Sunday, March 20, 2011

In order to save civilians, we have to slaughter them

So the UN has authorized the use of force against some Libyans in order to save others.

The coalition partners in this operation include France, the UK, the US, and possibly some Arab states. Canada is tagging along too. The Harper Government has asked rhetorically whether we believe in freedom or merely say we do.  Their reply is to join the UN in violating Article 2 of the UN charter in which the sovereignty of each of its members is assured. The UN is only intended to intervene in conflicts between or among states, but internal affairs of a state are specifically off limits.


Article 2 finishes thusly: "Nothing in the present Charter shall authorize the United Nations to intervene in matters which are essentially within the domestic jurisdiction of any state..." 


So the UN doesn't like the Libya's form of government? They are not permitted to intervene.


The Harper Government's (no longer the Canadian government) response is problematic. As a democracy, Canadians are accustomed to the idea that if those that form Canadian policy make a mess of things, the voters have the opportunity to vote them out of power. But now Canada is bound to join a war chosen by foreign bureaucrats. How are we to express our disapproval? 


Now I'm no fan of Gaddafi, but it seems to me that there are many places around the world where civilians either are or were being slaughtered by their governments (whether fairly elected or not), and the UN has not seen fit to act.


Perhaps I could be convinced if our particular method of lending assistance to civilians were not so devastating.
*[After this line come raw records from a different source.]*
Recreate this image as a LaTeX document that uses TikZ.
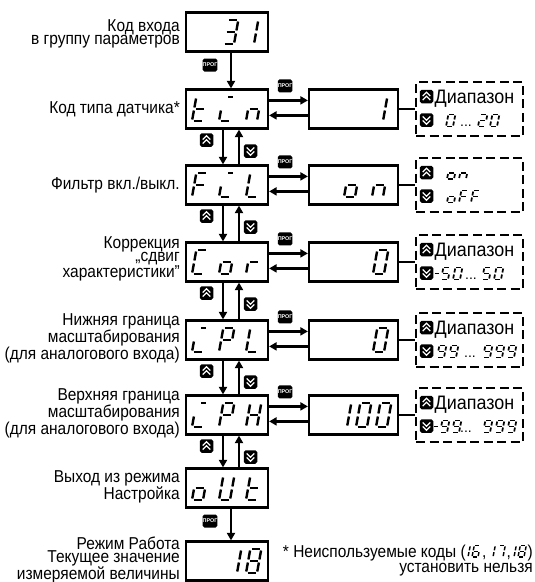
\documentclass[tikz,border=0pt]{standalone}
\usepackage{fontspec}
\setmainfont{Liberation Sans}
\newfontfamily\lblfont{Liberation Sans}[FakeStretch=0.9]
\newfontfamily\dfont{Liberation Sans}[FakeStretch=0.92]
\usetikzlibrary{arrows.meta}

\newcommand\sgA[3]{\draw (#3,#2) -- (#1-#3,#2);}
\newcommand\sgB[3]{\draw (#1,#2-#3) -- (#1,#2/2+#3);}
\newcommand\sgC[3]{\draw (#1,#2/2-#3) -- (#1,#3);}
\newcommand\sgD[3]{\draw (#3,0) -- (#1-#3,0);}
\newcommand\sgE[3]{\draw (0,#3) -- (0,#2/2-#3);}
\newcommand\sgF[3]{\draw (0,#2/2+#3) -- (0,#2-#3);}
\newcommand\sgG[3]{\draw (#3,#2/2) -- (#1-#3,#2/2);}
\newcommand\sgI[3]{\draw (0.45*#1,#2) -- (#1-#3,#2);}
\newcommand\sev[8]{%
  \edef\seglist{#8}%
  \begin{scope}[shift={(#1,#2)},x=1pt,y=1pt,xslant=#6,line width=#5]
    \foreach \segx in \seglist {\csname sg\segx\endcsname{#3}{#4}{#7}}
  \end{scope}}
\newcommand\bigd[3]{\sev{#1}{#2}{11}{24}{2.4}{0.18}{1.5}{#3}}
\newcommand\smd[3]{\sev{#1}{#2}{7}{12}{1.7}{0.2}{1.0}{#3}}
\newcommand\fnd[3]{\sev{#1}{#2}{6}{11.5}{1.4}{0.2}{0.9}{#3}}

\tikzset{
  box/.style={draw, line width=2.2pt, minimum width=82pt, minimum height=39pt, inner sep=0pt},
  vbox/.style={box, minimum width=89pt},
  dbox/.style={draw, line width=2.2pt, dash pattern=on 9pt off 4.5pt, minimum width=107pt, minimum height=54pt, inner sep=0pt},
  arr/.style={line width=2.2pt, -{Triangle[length=7.5pt,width=8pt]}},
  link/.style={line width=2.2pt},
  lbl/.style={anchor=east, align=right, inner sep=0pt, font=\lblfont\fontsize{17.2}{13}\selectfont},
  prog/.style={fill=black, rounded corners=1.8pt, minimum width=14pt, minimum height=13pt, inner sep=0pt, text=white, font=\fontsize{5.4}{6}\selectfont\bfseries},
  upb/.style={fill=black, rounded corners=1.8pt, minimum width=13.5pt, minimum height=13.5pt, inner sep=0pt,
    path picture={
      \draw[white, line width=1.2pt, sharp corners] ([shift={(-3.8pt,-3.6pt)}]path picture bounding box.center) -- ++(3.8pt,3.8pt) -- ++(3.8pt,-3.8pt);
      \draw[white, line width=1.2pt, sharp corners] ([shift={(-3.8pt,0.4pt)}]path picture bounding box.center) -- ++(3.8pt,3.8pt) -- ++(3.8pt,-3.8pt);}},
  dnb/.style={fill=black, rounded corners=1.8pt, minimum width=13.5pt, minimum height=13.5pt, inner sep=0pt,
    path picture={
      \draw[white, line width=1.2pt, sharp corners] ([shift={(-3.8pt,3.6pt)}]path picture bounding box.center) -- ++(3.8pt,-3.8pt) -- ++(3.8pt,3.8pt);
      \draw[white, line width=1.2pt, sharp corners] ([shift={(-3.8pt,-0.4pt)}]path picture bounding box.center) -- ++(3.8pt,-3.8pt) -- ++(3.8pt,3.8pt);}},
  dtext/.style={anchor=base west, inner sep=0pt, font=\dfont\fontsize{19.5}{20}\selectfont},
  ell/.style={anchor=base, inner sep=0pt, font=\fontsize{14}{14}\selectfont},
  fn/.style={inner sep=0pt, font=\lblfont\fontsize{17.2}{13}\selectfont},
}

\begin{document}
\begin{tikzpicture}[x=1pt,y=-1pt]
\useasboundingbox (0,0) rectangle (535,582);

% ---- main display boxes
\node[box] (m1) at (227,32) {};
\node[box] (m2) at (227,109) {};
\node[box] (m3) at (227,185) {};
\node[box] (m4) at (227,262) {};
\node[box] (m5) at (227,340) {};
\node[box] (m6) at (227,415) {};
\node[box] (m7) at (227,488) {};
\node[box] (m8) at (227,561) {};

% ---- value boxes
\node[vbox] (v2) at (353.5,109) {};
\node[vbox] (v3) at (353.5,185) {};
\node[vbox] (v4) at (353.5,262) {};
\node[vbox] (v5) at (353.5,340) {};
\node[vbox] (v6) at (353.5,415) {};

% ---- dashed boxes
\node[dbox] (d2) at (469.5,109) {};
\node[dbox] (d3) at (469.5,185) {};
\node[dbox] (d4) at (469.5,262) {};
\node[dbox] (d5) at (469.5,340) {};
\node[dbox] (d6) at (469.5,415) {};

% ---- labels
\node[lbl] (l1) at (180,34) {Код входа\\в группу параметров};
\node[lbl] (l2) at (180,109) {Код типа датчика*};
\node[lbl] (l3) at (180,185) {Фильтр вкл./выкл.};
\node[lbl] (l4) at (180,259) {Коррекция\\„сдвиг\\характеристики”};
\node[lbl] (l5) at (180,338) {Нижняя граница\\масштабирования\\(для аналогового входа)};
\node[lbl] (l6) at (180,413) {Верхняя граница\\масштабирования\\(для аналогового входа)};
\node[lbl] (l7) at (180,487) {Выход из режима\\Настройка};
\node[lbl] (l8) at (180,560) {Режим Работа\\Текущее значение\\измеряемой величины};

% ---- vertical connectors
\coordinate (px) at (231,0);
\coordinate (dx) at (223,0);
\coordinate (ux) at (239,0);
\draw[arr] (m1.south -| px) -- (m2.north -| px);
\draw[arr] (m7.south -| px) -- (m8.north -| px);
\node[prog] (p12) at (210,65) {ПРОГ};
\node[prog] (p78) at (210,521) {ПРОГ};

\foreach \a/\b/\yb in {2/3/128.5,3/4/204.5,4/5/281.5,5/6/359.5,6/7/434.5}{
  \draw[arr] (m\a.south -| dx) -- (m\b.north -| dx);
  \draw[arr] (m\b.north -| ux) -- (m\a.south -| ux);
  \node[upb] (u\a) at (206.5,\yb+11.5) {};
  \node[dnb] (w\a) at (250.5,\yb+22.5) {};
}

% ---- horizontal connectors
\foreach \r in {2,...,6}{
  \draw[arr] ([yshift=-12pt]m\r.north east) -- ([yshift=-12pt]v\r.north west);
  \draw[arr] ([yshift=-27pt]v\r.north west) -- ([yshift=-27pt]m\r.north east);
  \node[prog] (pr\r) at ([xshift=16pt,yshift=2.5pt]m\r.north east) {ПРОГ};
  \draw[link] (v\r.east) -- (d\r.west);
  \node[upb] (du\r) at ([xshift=-43pt,yshift=12.5pt]d\r.center) {};
  \node[dnb] (dd\r) at ([xshift=-43pt,yshift=-11pt]d\r.center) {};
}

% ---- dashed box texts
\node[dtext] (t2) at (434.5,103) {Диапазон};
\node[dtext] (t4) at (434.5,256) {Диапазон};
\node[dtext] (t5) at (434.5,334) {Диапазон};
\node[dtext] (t6) at (434.5,409) {Диапазон};

% range 0 ... 20
\smd{446}{126.5}{A,B,C,D,E,F}
\node[ell] (e2) at (466,126.5) {...};
\smd{478}{126.5}{A,B,G,E,D}
\smd{490}{126.5}{A,B,C,D,E,F}
% on / oFF
\smd{447}{179}{C,D,E,G}
\smd{459}{179}{C,E,G}
\smd{447}{202.5}{C,D,E,G}
\smd{459}{202.5}{A,E,F,G}
\smd{471}{202.5}{A,E,F,G}
% -50 ... 50
\sev{433}{279.5}{5}{12}{1.7}{0.2}{0.5}{G}
\smd{441}{279.5}{A,F,G,C,D}
\smd{453}{279.5}{A,B,C,D,E,F}
\node[ell] (e4) at (471,279.5) {...};
\smd{482}{279.5}{A,F,G,C,D}
\smd{494}{279.5}{A,B,C,D,E,F}
% 99 ... 999
\smd{437}{357.5}{A,B,C,D,F,G}
\smd{449}{357.5}{A,B,C,D,F,G}
\node[ell] (e5) at (470,357.5) {...};
\smd{483}{357.5}{A,B,C,D,F,G}
\smd{495}{357.5}{A,B,C,D,F,G}
\smd{507}{357.5}{A,B,C,D,F,G}
% -99... 999
\sev{432}{432.5}{5}{12}{1.7}{0.2}{0.5}{G}
\smd{440}{432.5}{A,B,C,D,F,G}
\smd{452}{432.5}{A,B,C,D,F,G}
\node[ell] (e6) at (466,432.5) {...};
\smd{483}{432.5}{A,B,C,D,F,G}
\smd{495}{432.5}{A,B,C,D,F,G}
\smd{507}{432.5}{A,B,C,D,F,G}

% ---- main display digits
% 31
\bigd{223}{44}{A,B,C,D,G}
\bigd{243}{44}{B,C}
% tin
\bigd{192}{121}{D,E,F,G}
\bigd{219}{121}{D,E,I}
\bigd{246}{121}{C,E,G}
% FiL
\bigd{192}{197}{A,E,F,G}
\bigd{219}{197}{D,E,I}
\bigd{246}{197}{D,E,F}
% Cor
\bigd{192}{274}{A,D,E,F}
\bigd{219}{274}{C,D,E,G}
\bigd{246}{274}{E,G}
% iPL
\bigd{192}{352}{D,E,I}
\bigd{219}{352}{A,B,E,F,G}
\bigd{246}{352}{D,E,F}
% iPH
\bigd{192}{427}{D,E,I}
\bigd{219}{427}{A,B,E,F,G}
\bigd{246}{427}{B,C,E,F,G}
% oUt
\bigd{192}{500}{C,D,E,G}
\bigd{219}{500}{B,C,D,E,F}
\bigd{246}{500}{D,E,F,G}
% 18
\bigd{226}{573}{B,C}
\bigd{246}{573}{A,B,C,D,E,F,G}

% ---- value digits
\bigd{372}{121}{B,C}
\bigd{344}{197}{C,D,E,G}
\bigd{372}{197}{C,E,G}
\bigd{373}{274}{A,B,C,D,E,F}
\bigd{373}{352}{A,B,C,D,E,F}
\bigd{336}{427}{B,C}
\bigd{356}{427}{A,B,C,D,E,F}
\bigd{376}{427}{A,B,C,D,E,F}

% ---- footnote
\node[fn, anchor=base east] (f1) at (466,557) {* Неиспользуемые коды (};
\fnd{462}{557}{B,C}
\fnd{472}{557}{A,F,G,E,C,D}
\node[fn, anchor=base west] (fc1) at (482,557) {,};
\fnd{487}{557}{B,C}
\fnd{497}{557}{A,B,C}
\node[fn, anchor=base west] (fc2) at (506.5,557) {,};
\fnd{508}{557}{B,C}
\fnd{518}{557}{A,B,C,D,E,F,G}
\node[fn, anchor=base west] (fp) at (527.5,557) {)};
\node[fn, anchor=base east] (f2) at (533,572) {установить нельзя};
\end{tikzpicture}
\end{document}
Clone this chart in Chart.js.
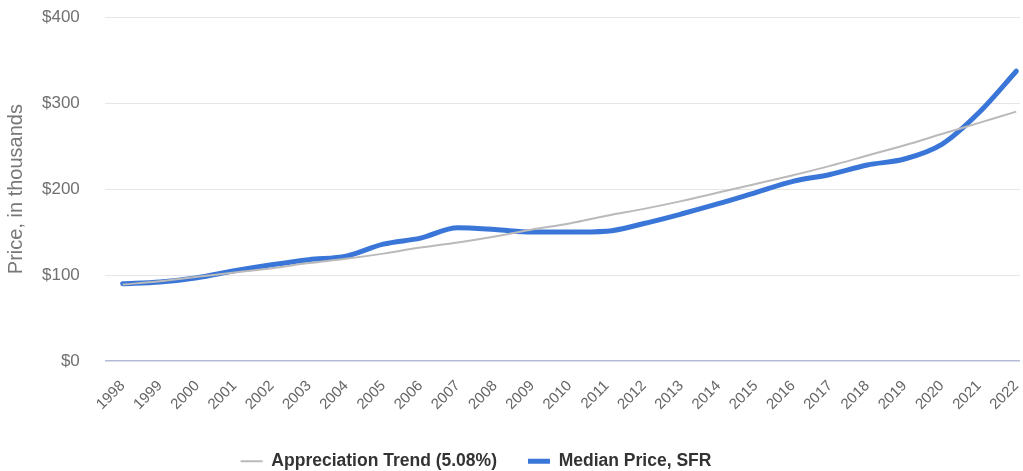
<!DOCTYPE html>
<html>
<head>
<meta charset="utf-8">
<script src="https://cdn.jsdelivr.net/npm/chart.js@4/dist/chart.umd.min.js"></script>
<style>
  body { margin: 0; background: #fff; }
  #wrap { width: 1023px; height: 471px; }
</style>
</head>
<body>
<div id="wrap"><canvas id="priceChart"></canvas></div>
<script>
// years on the x axis
const years = [1998, 1999, 2000, 2001, 2002, 2003, 2004, 2005, 2006, 2007, 2008, 2009,
  2010, 2011, 2012, 2013, 2014, 2015, 2016, 2017, 2018, 2019, 2020, 2021, 2022];

// median price, single family residence (thousands)
const medianPrice = [90, 92, 97, 105, 112, 118, 122, 136, 143, 155, 153, 150,
  150, 151, 160, 171, 183, 196, 209, 217, 228, 235, 252, 289, 337];

// appreciation trend line (thousands)
const trend = [89, 93, 98, 103, 108, 114, 119, 125, 132, 138, 145, 153,
  160, 169, 177, 186, 196, 206, 216, 227, 239, 251, 264, 277, 290];

const yTicks = [0, 100, 200, 300, 400];

const toPoints = arr => arr.map((v, i) => ({ x: years[i], y: v }));

Chart.defaults.font.family = '"Liberation Sans", Arial, sans-serif';

// legend sits a bit left of the canvas centre in the original
const legendShift = {
  id: 'legendShift',
  afterLayout(chart) {
    chart.legend.left -= 36;
    chart.legend.right -= 36;
  }
};

const ctx = document.getElementById('priceChart').getContext('2d');
const chart = new Chart(ctx, {
  type: 'line',
  data: {
    datasets: [
      {
        label: 'Appreciation Trend (5.08%)',
        data: toPoints(trend),
        borderColor: '#bababa',
        backgroundColor: '#bababa',
        borderWidth: 2,
        pointRadius: 0,
        tension: 0.4
      },
      {
        label: 'Median Price, SFR',
        data: toPoints(medianPrice),
        borderColor: '#3a76d8',
        backgroundColor: '#3a76d8',
        borderWidth: 5,
        borderCapStyle: 'round',
        pointRadius: 0,
        tension: 0.4,
        cubicInterpolationMode: 'monotone'
      }
    ]
  },
  plugins: [legendShift],
  options: {
    responsive: true,
    maintainAspectRatio: false,
    animation: false,
    layout: { padding: { top: 17, right: 3, left: 4, bottom: -9 } },
    plugins: {
      tooltip: { enabled: false },
      legend: {
        position: 'bottom',
        labels: {
          usePointStyle: true,
          pointStyle: 'line',
          pointStyleWidth: 22,
          padding: 31,
          color: '#333',
          font: { size: 17.5, weight: 'bold' }
        }
      }
    },
    scales: {
      x: {
        type: 'linear',
        min: 1997.52,
        max: 2022.1,
        afterBuildTicks: s => { s.ticks = years.map(v => ({ value: v })); },
        afterFit: s => { s.paddingRight = 0; },
        grid: { display: false },
        border: { display: false },
        ticks: {
          color: '#666',
          font: { size: 15 },
          maxRotation: 45,
          minRotation: 45,
          autoSkip: false,
          padding: 8,
          callback: v => String(v)
        }
      },
      y: {
        min: 0,
        max: 400,
        afterBuildTicks: s => { s.ticks = yTicks.map(v => ({ value: v })); },
        afterFit: s => { s.paddingTop = 0; },
        border: { display: false },
        grid: {
          color: c => c.tick && c.tick.value === 0 ? '#b4bad4' : '#e6e6e6',
          lineWidth: c => c.tick && c.tick.value === 0 ? 1.5 : 1,
          drawTicks: true,
          tickLength: 21,
          tickColor: 'transparent'
        },
        ticks: {
          color: '#707070',
          font: { size: 17 },
          padding: 4,
          callback: v => '$' + v
        },
        title: {
          display: true,
          text: 'Price, in thousands',
          color: '#777',
          font: { size: 20 },
          padding: { top: 0, bottom: 10 }
        }
      }
    }
  }
});
</script>
</body>
</html>
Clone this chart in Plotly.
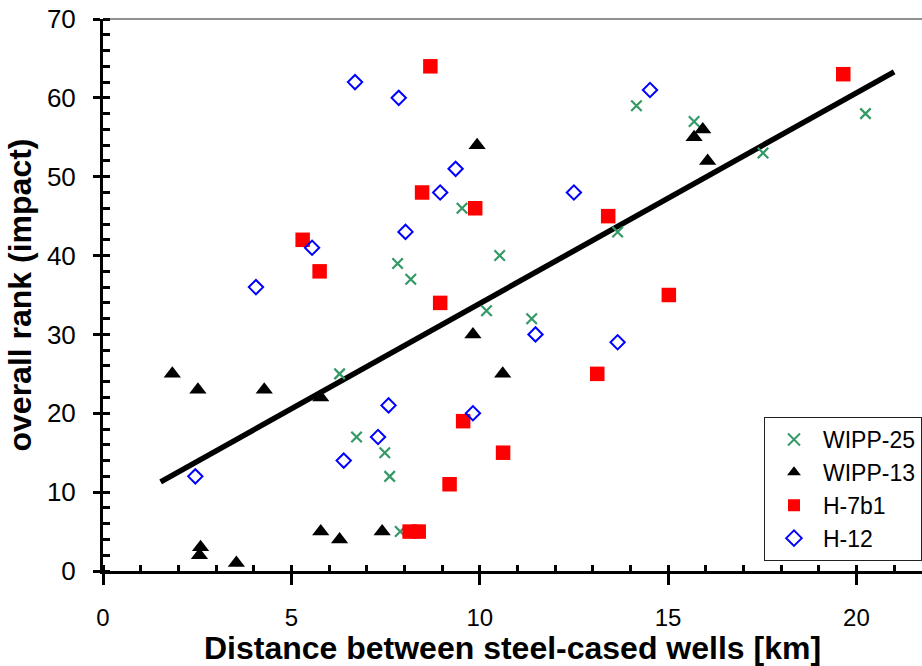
import plotly.graph_objects as go

# ---- data ----
wipp25_x = [7.89, 7.48, 7.61, 6.73, 6.28, 7.82, 8.17, 10.53, 10.18, 11.38, 9.53, 13.66, 14.16, 15.69, 17.52, 20.24]
wipp25_y = [5, 15, 12, 17, 25, 39, 37, 40, 33, 32, 46, 43, 59, 57, 53, 58]

wipp13_x = [1.84, 2.52, 4.28, 5.78, 2.56, 2.59, 3.54, 5.78, 6.28, 7.41, 9.82, 10.61, 9.93, 15.69, 15.92, 16.05]
wipp13_y = [25, 23, 23, 22, 2, 3, 1, 5, 4, 5, 30, 25, 54, 55, 56, 52]

h7b1_x = [8.69, 8.47, 9.88, 13.41, 19.65, 5.30, 5.75, 8.95, 13.12, 15.02, 9.56, 10.62, 9.20, 8.14, 8.38]
h7b1_y = [64, 48, 46, 45, 63, 42, 38, 34, 25, 35, 19, 15, 11, 5, 5]

h12_x = [6.69, 7.85, 14.52, 9.36, 8.95, 12.50, 8.03, 5.55, 4.06, 11.48, 13.66, 7.58, 9.82, 7.30, 6.39, 2.45]
h12_y = [62, 60, 61, 51, 48, 48, 43, 41, 36, 30, 29, 21, 20, 17, 14, 12]

trend_x = [1.53, 21.0]
trend_y = [11.3, 63.3]

x_range = [0, 21.74]
y_range = [0, 70]

FONT = "Liberation Sans, Arial, sans-serif"

fig = go.Figure()

fig.add_trace(go.Scatter(x=trend_x, y=trend_y, mode="lines",
                         line=dict(color="black", width=5.5),
                         showlegend=False, hoverinfo="skip"))

fig.add_trace(go.Scatter(x=wipp25_x, y=wipp25_y, mode="markers", name="WIPP-25",
                         marker=dict(symbol="x-thin", size=10.5, color="#339966",
                                     line=dict(color="#339966", width=2.2))))
fig.add_trace(go.Scatter(x=wipp13_x, y=wipp13_y, mode="markers", name="WIPP-13",
                         marker=dict(symbol="triangle-up", size=15, color="black",
                                     line=dict(width=0))))
fig.add_trace(go.Scatter(x=h7b1_x, y=h7b1_y, mode="markers", name="H-7b1",
                         marker=dict(symbol="square", size=14.5, color="#FF0000",
                                     line=dict(width=0))))
fig.add_trace(go.Scatter(x=h12_x, y=h12_y, mode="markers", name="H-12",
                         marker=dict(symbol="diamond-open", size=11, color="#0000FF",
                                     line=dict(color="#0000FF", width=2))))

fig.update_layout(
    width=922, height=666,
    margin=dict(l=103, r=0, t=19, b=95),
    paper_bgcolor="white", plot_bgcolor="white",
    font=dict(family=FONT, color="black"),
    showlegend=True,
    legend=dict(x=1, xanchor="right", y=0.279, yanchor="top",
                bordercolor="#222", borderwidth=1, bgcolor="white",
                font=dict(size=23, family=FONT),
                itemsizing="constant", itemwidth=48,
                tracegroupgap=0),
    xaxis=dict(range=x_range, dtick=5, tick0=0, showgrid=False, zeroline=False,
               showline=True, linecolor="black", linewidth=3,
               ticks="outside", ticklen=11, tickwidth=2.5, tickcolor="black",
               minor=dict(dtick=1, tick0=0, ticks="inside", ticklen=6,
                          tickwidth=2.5, tickcolor="black", showgrid=False),
               tickfont=dict(size=24, family=FONT),
               ticklabelstandoff=12,
               title=dict(text="<b>Distance between steel-cased wells [km]</b>",
                          font=dict(size=32, family=FONT), standoff=8)),
    yaxis=dict(range=y_range, dtick=10, tick0=0, showgrid=False, zeroline=False,
               showline=True, linecolor="black", linewidth=3,
               ticks="outside", ticklen=7, tickwidth=2.5, tickcolor="black",
               minor=dict(dtick=2, tick0=0, ticks="inside", ticklen=7,
                          tickwidth=2.5, tickcolor="black", showgrid=False),
               tickfont=dict(size=26, family=FONT),
               ticklabelstandoff=12,
               title=dict(text="<b>overall rank (impact)</b>",
                          font=dict(size=32, family=FONT), standoff=6)),
    shapes=[dict(type="line", xref="paper", yref="paper", x0=0, x1=1, y0=1, y1=1,
                 line=dict(color="#222", width=1))],
)

fig.write_html("out.html")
But unfortunately, since the beginning of WWII, the preferred method of military intervention by the Anglo-American powers has been the mass bombing attack--the one method which has been field-tested and which is conclusively proven to have the highest ratio of civilian deaths to military targets destroyed.


And much of this field testing took place in an era when military targets were obvious targets--you had airbases, certain types of manufacturing, certain types of radars, armored formations and troop concentrations--but the military scenarios in the middle east involve small groups of fighters hidden among civilian populations. Attempting to destroy such targets by air strikes leads to the common Afghan problem--large numbers of civilians killed for each demonstrated insurgent.


The UN plan to save civilians will involve the murder of many others. It seems a little imperious to be deciding which Libyan civilians should live and which should die.


The air strikes have already attracted buyer's remorse from some Arab States (who had earlier called for a no-fly zone). 


"What has happened in Libya differs from the goal of imposing a no-fly zone and what we want is the protection of civilians and not bombing other civilians," Arab League secretary general Amr Mussa told reporters.


Even the Taliban, it appears, understand the UN Charter better than the UN.